AWS Bedrock Guardrails Filter Output Without Governing Confidence
by Nick Clark | Published March 28, 2026
AWS Bedrock Guardrails provides configurable content filtering for foundation model deployments: topic restrictions, content policy enforcement, PII redaction, and grounding checks that evaluate whether model output is supported by provided context. The filtering capabilities are well-engineered and address real enterprise concerns. But filtering operates on output after generation. It does not govern whether the system should be generating at all. A system that confidently generates harmful output and then filters it is architecturally different from one that reduces its execution authority when confidence drops. Confidence governance provides this: execution as a revocable permission computed from multi-input confidence state, not as a default that filtering occasionally interrupts.
What Bedrock Guardrails provides
Bedrock Guardrails operates as a configurable filter layer between foundation models and applications. Administrators define topic restrictions that block responses about specified subjects. Content policies filter harmful, inappropriate, or off-topic output. PII detection identifies and redacts personal information in model responses. Grounding checks evaluate whether generated content is supported by retrieved context documents. The filtering is applied after the model generates output, either blocking the response entirely or modifying it to remove problematic content.
The architecture is a post-generation filter. The model generates freely. The guardrails evaluate the output. If the output violates configured policies, the response is blocked or modified. The model's generation process is not influenced by the guardrails. It does not know that its output will be filtered.

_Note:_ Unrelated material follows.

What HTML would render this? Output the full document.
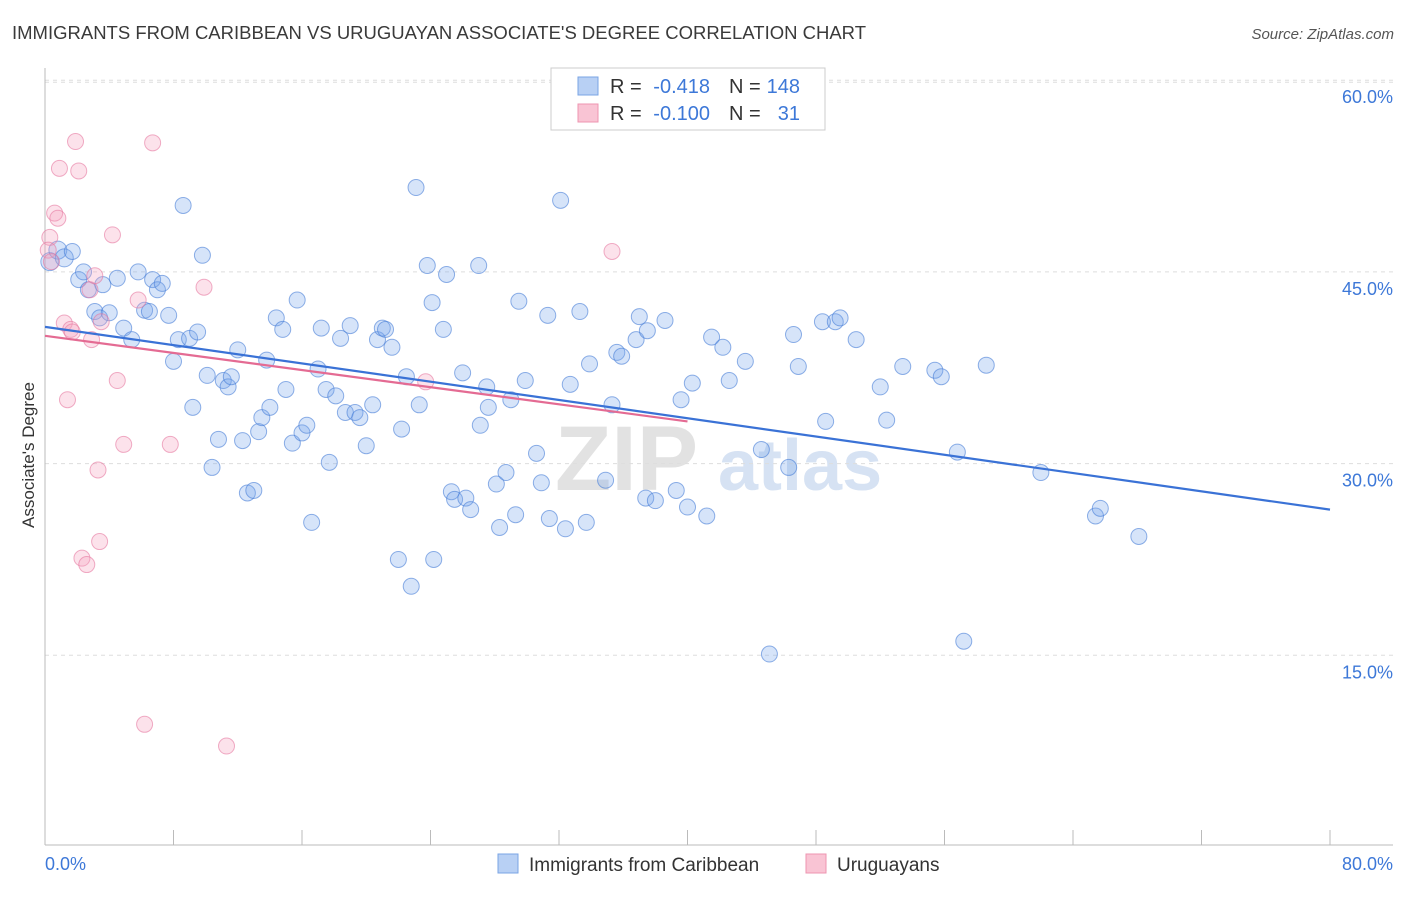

The gap between output filtering and confidence governance
Output filtering addresses the question: is this specific output acceptable? Confidence governance addresses a prior question: should this system be operating with full execution authority right now? The distinction matters because a system that generates at full capacity and then filters is doing more work than necessary when conditions warrant reduced execution, and filtering catches only the specific patterns it was configured to detect.
A foundation model deployment that has been producing increasingly inconsistent outputs, where grounding check failures are increasing, where the domain of user queries has shifted beyond the model's validated competence, should reduce its execution authority rather than continue generating at full capacity while relying on filters to catch problems. The rate of change in output quality is a signal that should modulate the system's willingness to generate, not just its post-generation filtering stringency.

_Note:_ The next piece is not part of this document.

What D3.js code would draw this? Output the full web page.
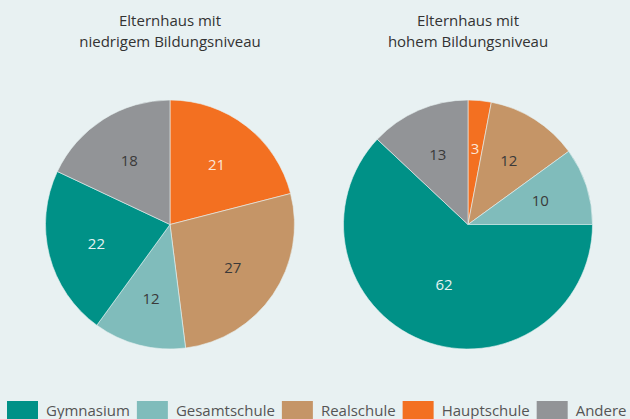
<!DOCTYPE html>
<html>
<head>
<meta charset="utf-8">
<script src="https://cdn.jsdelivr.net/npm/d3@7"></script>
<style>
html,body{margin:0;padding:0;background:#e8f1f2;}
svg{display:block;}
</style>
</head>
<body>
<svg id="chart" width="630" height="419"></svg>
<script>
// Data
const categories = ["Hauptschule", "Realschule", "Gesamtschule", "Gymnasium", "Andere"];
const lowValues = [21, 27, 12, 22, 18];
const highValues = [3, 12, 10, 62, 13];
const pieTitles = [["Elternhaus mit", "niedrigem Bildungsniveau"], ["Elternhaus mit", "hohem Bildungsniveau"]];
const legendOrder = ["Gymnasium", "Gesamtschule", "Realschule", "Hauptschule", "Andere"];

const colors = {
  "Gymnasium": "#009187",
  "Gesamtschule": "#80bcbb",
  "Realschule": "#c59567",
  "Hauptschule": "#f37021",
  "Andere": "#929497"
};
const labelColors = {
  "Gymnasium": "#e6f3f2",
  "Gesamtschule": "#3a3a3a",
  "Realschule": "#3a3a3a",
  "Hauptschule": "#fbe6d8",
  "Andere": "#3a3a3a"
};

const svg = d3.select("#chart");
const font = "'Open Sans', 'Noto Sans', sans-serif";
const radius = 124.5;
const labelR = 76;
const bigLabelR = 65;
const centers = [170, 468];
const cy = 224.5;

const color = d3.scaleOrdinal().domain(categories).range(categories.map(c => colors[c]));
const pie = d3.pie().sort(null).value(d => d.value);
const arc = d3.arc().innerRadius(0).outerRadius(radius);
const labelArc = d3.arc().innerRadius(labelR).outerRadius(labelR);
const bigLabelArc = d3.arc().innerRadius(bigLabelR).outerRadius(bigLabelR);

[lowValues, highValues].forEach((vals, i) => {
  const data = categories.map((c, j) => ({cat: c, value: vals[j]}));
  const g = svg.append("g").attr("transform", `translate(${centers[i]},${cy})`);
  const arcs = pie(data);
  g.selectAll("path").data(arcs).enter().append("path")
    .attr("d", arc)
    .attr("fill", d => color(d.data.cat))
    .attr("stroke", "#e8f1f2")
    .attr("stroke-width", 0.6);
  g.selectAll("text").data(arcs).enter().append("text")
    .attr("transform", d => {
      const big = (d.endAngle - d.startAngle) > Math.PI;
      return `translate(${(big ? bigLabelArc : labelArc).centroid(d)})`;
    })
    .attr("text-anchor", "middle")
    .attr("dy", "0.36em")
    .attr("font-family", font)
    .attr("font-size", 15)
    .attr("fill", d => labelColors[d.data.cat])
    .text(d => d.data.value);

  const t = svg.append("text")
    .attr("x", centers[i])
    .attr("text-anchor", "middle")
    .attr("font-family", font)
    .attr("font-size", 15)
    .attr("fill", "#333");
  pieTitles[i].forEach((line, k) => {
    t.append("tspan").attr("x", centers[i]).attr("y", 26 + k * 21).text(line);
  });
});

// Legend
const legend = svg.append("g");
let x = 7;
legendOrder.forEach(c => {
  legend.append("rect")
    .attr("x", x).attr("y", 401)
    .attr("width", 31).attr("height", 18)
    .attr("fill", colors[c]);
  const tx = legend.append("text")
    .attr("x", x + 39).attr("y", 416)
    .attr("font-family", font)
    .attr("font-size", 15)
    .attr("fill", "#555")
    .text(c);
  const w = tx.node().getComputedTextLength();
  x = x + 39 + w + 7;
});
</script>
</body>
</html>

Confidence governance provides this through a computed state variable that integrates multiple input signals: output quality metrics, domain coverage, grounding success rates, and user feedback. When confidence drops below governed thresholds, the system transitions to a non-executing mode where it pauses, requests clarification, or defers to human oversight rather than generating and filtering.

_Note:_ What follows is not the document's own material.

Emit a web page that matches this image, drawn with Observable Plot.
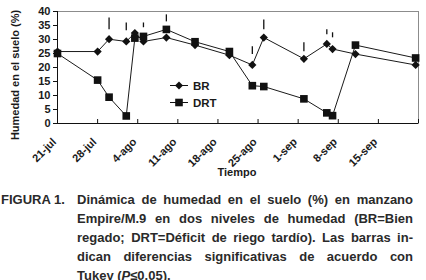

What confidence governance enables
With confidence as a persistent state variable, the system's execution authority is continuously calibrated. The multi-input confidence computation integrates signals that Bedrock Guardrails evaluates independently: grounding failures contribute to declining confidence, topic boundary approaches reduce confidence before violations occur, and the trajectory of output quality over recent interactions modulates execution authority before problems become filterable.
The hysteretic recovery mechanism ensures that a system whose confidence has dropped does not immediately return to full execution when a single input improves. Recovery requires sustained improvement across multiple confidence inputs, preventing oscillation between full execution and restricted modes. The differential alarm detects rapid confidence changes that suggest the system has encountered conditions fundamentally different from its validated operating range.
The structural requirement
AWS Bedrock Guardrails provides well-engineered output filtering for enterprise foundation model deployments. The structural gap is the layer before generation: the confidence governance that determines whether the system should be executing with full authority or operating in a reduced mode. Confidence governance as a computational primitive transforms post-generation filtering into pre-generation execution governance. The enterprise AI system that governs its own confidence does not merely filter problematic output. It modulates its own execution authority based on persistent, multi-input confidence state.